American test pilot (1897-1918)

Lt. Frank Patterson (September 3, 1896 – June 19, 1918) was a test pilot for the United States Army Air Corps who was killed in the crash of his DH.4M, AS-32098, at Wilbur Wright Field near Dayton, Ohio on June 19, 1918. He was piloting a flight test of a new mechanism for synchronizing twin machine guns and the propeller when a tie rod broke during a dive from 15,000 feet (4,600 m), causing the wings to separate from the aircraft.

Frank Stuart Patterson was born in Dayton, Ohio, on September 3, 1896. He was the son of Frank Jefferson Patterson and Julia Perrine Shaw Patterson. The elder Patterson and his brother, John H. Patterson, founded The National Cash Register Company (NCR) and figured prominently in local Dayton history. Frank attended Yale University, but graduated "in absentia" in the spring of 1918 because he, like many of his classmates, had joined the Army. He enlisted in May 1917 and was commissioned in September as a first lieutenant in the Officers Reserve Corps with the aeronautical rating of pilot. Lieutenant Patterson was assigned to the 137th Aero Squadron as a test pilot at Wilbur Wright Field the following May. On June 19, 1918, little more than a month after his arrival, Lieutenant Patterson and his aerial observer, Lieutenant LeRoy Amos Swan, went aloft in their DH-4 to test newly installed machine gun synchronizers, allowing the guns to fire between the blades of the propeller as it rotated at high speed. They completed two trials successfully, but during a steep dive on the third test a tie rod securing the wings broke and the airplane's wings collapsed. The aircraft crashed, killing both crewmen.
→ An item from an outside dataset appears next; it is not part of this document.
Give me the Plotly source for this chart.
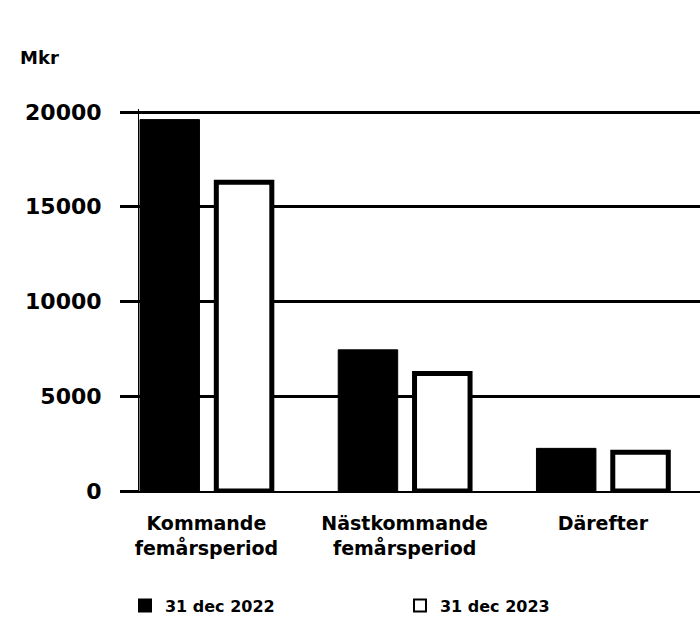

About five years following Lt. Patterson's death, the Patterson family formed the Dayton Air Service Committee, Inc which held a campaign that raised $425,000 in two days and purchased 4,520.47 acres (18.2937 km2) northeast of Dayton, greatly expanding the available land adjacent to Wilbur Wright Field and the Huffman Prairie Flying Field. In 1924, the Committee presented the deeds to President Calvin Coolidge for the construction of a new aviation engineering center.

On July 6, 1931, a portion of Wright Field east of Huffman Dam was separated from Wright Field and redesignated "Patterson Field" in honor of both Lieutenant Frank Stuart Patterson and the contribution of the Patterson family.

Patterson Field and the adjacent Wright Field were officially merged on January 13, 1948 as a base for the newly created U.S. Air Force, and was named the Wright-Patterson Air Force Base ("Wright-Patt" as it is called colloquially).

Patterson is interred at Woodland Cemetery in Dayton.